§ **Problem statement**:
Starting from the top of the material, restate each line exactly until the line that contains "at (562,523) (grp)", which is also copied. Pictures are excluded.

§ **Supplied information**:

:::

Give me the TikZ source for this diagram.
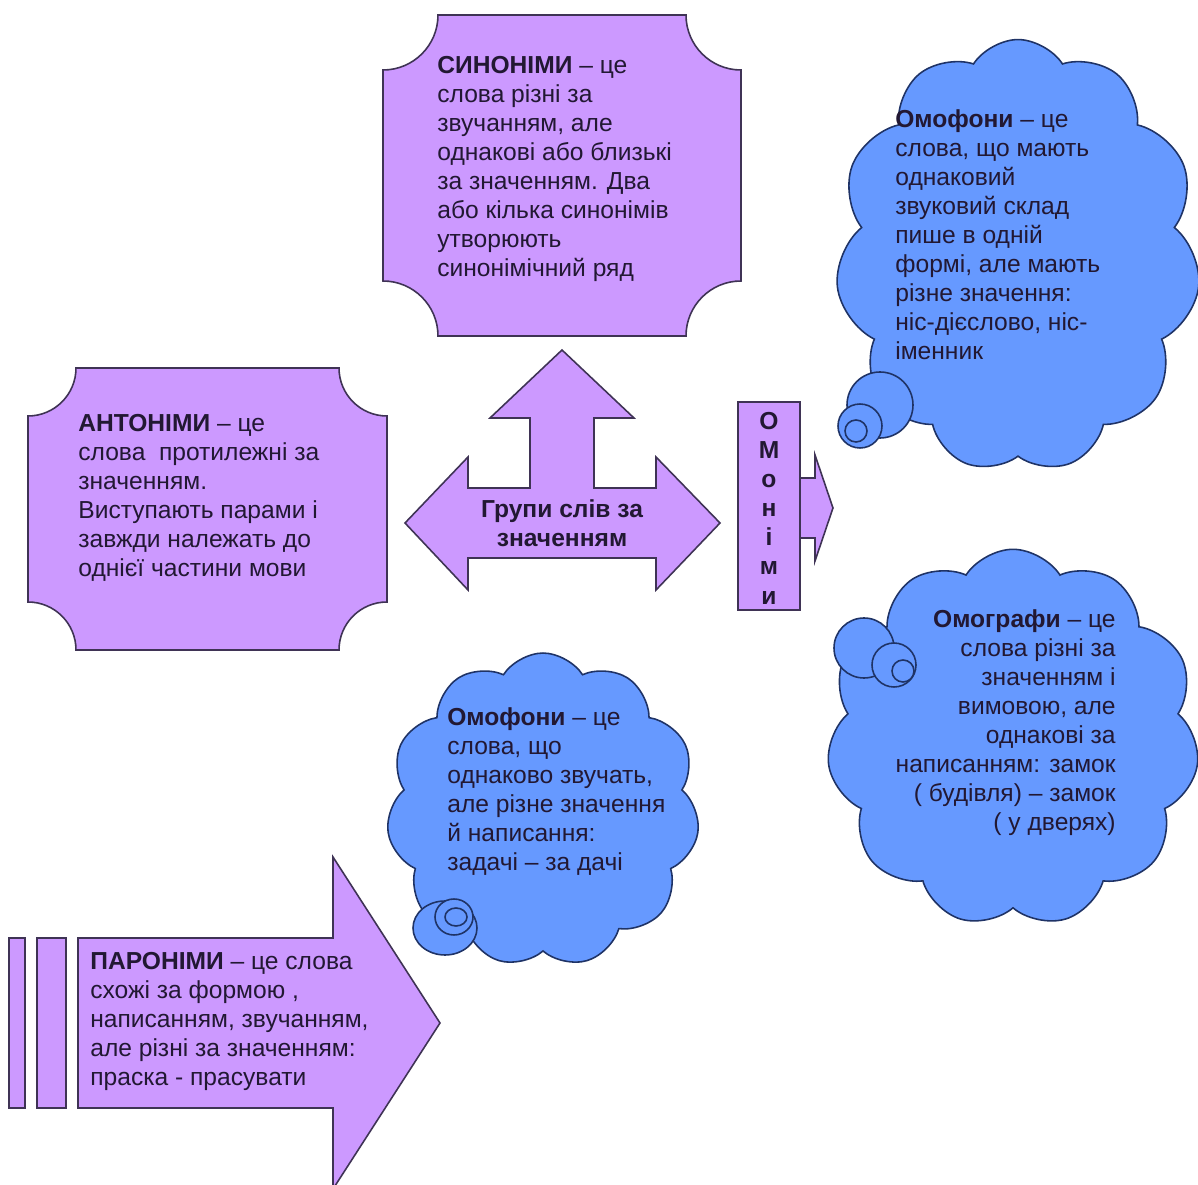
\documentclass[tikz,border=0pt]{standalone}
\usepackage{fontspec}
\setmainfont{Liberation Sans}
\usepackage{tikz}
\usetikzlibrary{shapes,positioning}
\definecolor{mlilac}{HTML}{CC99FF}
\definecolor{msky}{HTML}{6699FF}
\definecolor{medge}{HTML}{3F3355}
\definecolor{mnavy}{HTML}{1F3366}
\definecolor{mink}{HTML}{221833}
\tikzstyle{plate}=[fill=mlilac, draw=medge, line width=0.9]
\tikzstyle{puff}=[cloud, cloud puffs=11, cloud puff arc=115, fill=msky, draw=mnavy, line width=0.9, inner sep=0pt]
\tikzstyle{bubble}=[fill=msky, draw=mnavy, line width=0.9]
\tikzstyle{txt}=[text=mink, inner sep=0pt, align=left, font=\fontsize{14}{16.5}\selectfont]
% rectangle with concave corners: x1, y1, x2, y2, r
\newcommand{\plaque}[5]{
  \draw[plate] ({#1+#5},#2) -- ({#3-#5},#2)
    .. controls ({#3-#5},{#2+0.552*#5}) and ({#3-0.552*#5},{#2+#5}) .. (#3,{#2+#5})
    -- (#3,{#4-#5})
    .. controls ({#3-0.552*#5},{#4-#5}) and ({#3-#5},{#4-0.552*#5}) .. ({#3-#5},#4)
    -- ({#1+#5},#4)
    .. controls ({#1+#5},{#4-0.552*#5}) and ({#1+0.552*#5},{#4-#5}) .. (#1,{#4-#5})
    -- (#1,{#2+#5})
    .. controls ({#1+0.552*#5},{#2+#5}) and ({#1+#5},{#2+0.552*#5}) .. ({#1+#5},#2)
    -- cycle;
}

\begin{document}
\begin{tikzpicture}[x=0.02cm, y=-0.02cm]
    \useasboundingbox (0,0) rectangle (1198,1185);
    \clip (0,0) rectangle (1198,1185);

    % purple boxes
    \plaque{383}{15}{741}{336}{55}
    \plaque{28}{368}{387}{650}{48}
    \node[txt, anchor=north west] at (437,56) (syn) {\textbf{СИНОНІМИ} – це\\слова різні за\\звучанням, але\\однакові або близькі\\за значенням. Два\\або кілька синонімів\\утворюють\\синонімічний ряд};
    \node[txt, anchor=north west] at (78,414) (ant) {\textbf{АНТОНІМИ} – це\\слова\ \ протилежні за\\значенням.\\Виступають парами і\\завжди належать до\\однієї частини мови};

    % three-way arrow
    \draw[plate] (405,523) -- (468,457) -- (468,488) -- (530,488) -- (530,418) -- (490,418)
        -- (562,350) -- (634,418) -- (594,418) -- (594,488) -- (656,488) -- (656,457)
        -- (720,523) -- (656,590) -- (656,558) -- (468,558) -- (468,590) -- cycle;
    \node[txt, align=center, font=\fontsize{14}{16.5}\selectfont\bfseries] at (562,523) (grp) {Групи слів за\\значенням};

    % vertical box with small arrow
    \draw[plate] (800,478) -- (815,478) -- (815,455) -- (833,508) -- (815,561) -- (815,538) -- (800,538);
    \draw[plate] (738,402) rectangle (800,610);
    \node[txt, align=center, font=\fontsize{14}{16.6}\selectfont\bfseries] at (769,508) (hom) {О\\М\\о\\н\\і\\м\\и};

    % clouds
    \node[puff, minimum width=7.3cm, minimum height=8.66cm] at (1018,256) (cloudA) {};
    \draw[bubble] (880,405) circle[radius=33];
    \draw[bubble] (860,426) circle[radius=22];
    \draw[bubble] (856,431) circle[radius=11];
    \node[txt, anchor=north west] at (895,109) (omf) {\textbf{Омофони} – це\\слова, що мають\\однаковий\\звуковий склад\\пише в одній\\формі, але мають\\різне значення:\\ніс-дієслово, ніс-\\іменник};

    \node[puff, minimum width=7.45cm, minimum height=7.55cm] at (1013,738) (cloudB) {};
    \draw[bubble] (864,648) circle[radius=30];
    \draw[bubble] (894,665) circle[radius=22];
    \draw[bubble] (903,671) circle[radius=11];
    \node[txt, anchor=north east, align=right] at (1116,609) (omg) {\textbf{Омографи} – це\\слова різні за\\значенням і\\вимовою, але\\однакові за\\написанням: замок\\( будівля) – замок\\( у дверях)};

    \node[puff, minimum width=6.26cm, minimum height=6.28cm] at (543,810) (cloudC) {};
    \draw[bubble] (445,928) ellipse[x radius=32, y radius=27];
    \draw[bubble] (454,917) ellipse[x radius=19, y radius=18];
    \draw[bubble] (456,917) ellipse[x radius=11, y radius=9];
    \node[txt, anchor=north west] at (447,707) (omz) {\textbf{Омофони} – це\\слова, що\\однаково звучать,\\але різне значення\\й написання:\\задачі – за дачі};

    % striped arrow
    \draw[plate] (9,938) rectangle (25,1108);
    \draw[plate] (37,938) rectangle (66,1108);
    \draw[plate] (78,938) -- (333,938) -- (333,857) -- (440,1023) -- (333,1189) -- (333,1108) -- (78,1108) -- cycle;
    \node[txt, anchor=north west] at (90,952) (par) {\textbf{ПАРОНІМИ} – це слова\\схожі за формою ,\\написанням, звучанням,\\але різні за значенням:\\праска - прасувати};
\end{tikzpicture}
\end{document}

:::

§ **Result**:
Give me the TikZ source for this diagram.
\documentclass[tikz,border=0pt]{standalone}
\usepackage{fontspec}
\setmainfont{Liberation Sans}
\usepackage{tikz}
\usetikzlibrary{shapes,positioning}
\definecolor{mlilac}{HTML}{CC99FF}
\definecolor{msky}{HTML}{6699FF}
\definecolor{medge}{HTML}{3F3355}
\definecolor{mnavy}{HTML}{1F3366}
\definecolor{mink}{HTML}{221833}
\tikzstyle{plate}=[fill=mlilac, draw=medge, line width=0.9]
\tikzstyle{puff}=[cloud, cloud puffs=11, cloud puff arc=115, fill=msky, draw=mnavy, line width=0.9, inner sep=0pt]
\tikzstyle{bubble}=[fill=msky, draw=mnavy, line width=0.9]
\tikzstyle{txt}=[text=mink, inner sep=0pt, align=left, font=\fontsize{14}{16.5}\selectfont]
% rectangle with concave corners: x1, y1, x2, y2, r
\newcommand{\plaque}[5]{
  \draw[plate] ({#1+#5},#2) -- ({#3-#5},#2)
    .. controls ({#3-#5},{#2+0.552*#5}) and ({#3-0.552*#5},{#2+#5}) .. (#3,{#2+#5})
    -- (#3,{#4-#5})
    .. controls ({#3-0.552*#5},{#4-#5}) and ({#3-#5},{#4-0.552*#5}) .. ({#3-#5},#4)
    -- ({#1+#5},#4)
    .. controls ({#1+#5},{#4-0.552*#5}) and ({#1+0.552*#5},{#4-#5}) .. (#1,{#4-#5})
    -- (#1,{#2+#5})
    .. controls ({#1+0.552*#5},{#2+#5}) and ({#1+#5},{#2+0.552*#5}) .. ({#1+#5},#2)
    -- cycle;
}

\begin{document}
\begin{tikzpicture}[x=0.02cm, y=-0.02cm]
    \useasboundingbox (0,0) rectangle (1198,1185);
    \clip (0,0) rectangle (1198,1185);

    % purple boxes
    \plaque{383}{15}{741}{336}{55}
    \plaque{28}{368}{387}{650}{48}
    \node[txt, anchor=north west] at (437,56) (syn) {\textbf{СИНОНІМИ} – це\\слова різні за\\звучанням, але\\однакові або близькі\\за значенням. Два\\або кілька синонімів\\утворюють\\синонімічний ряд};
    \node[txt, anchor=north west] at (78,414) (ant) {\textbf{АНТОНІМИ} – це\\слова\ \ протилежні за\\значенням.\\Виступають парами і\\завжди належать до\\однієї частини мови};

    % three-way arrow
    \draw[plate] (405,523) -- (468,457) -- (468,488) -- (530,488) -- (530,418) -- (490,418)
        -- (562,350) -- (634,418) -- (594,418) -- (594,488) -- (656,488) -- (656,457)
        -- (720,523) -- (656,590) -- (656,558) -- (468,558) -- (468,590) -- cycle;
    \node[txt, align=center, font=\fontsize{14}{16.5}\selectfont\bfseries] at (562,523) (grp) {Групи слів за\\значенням};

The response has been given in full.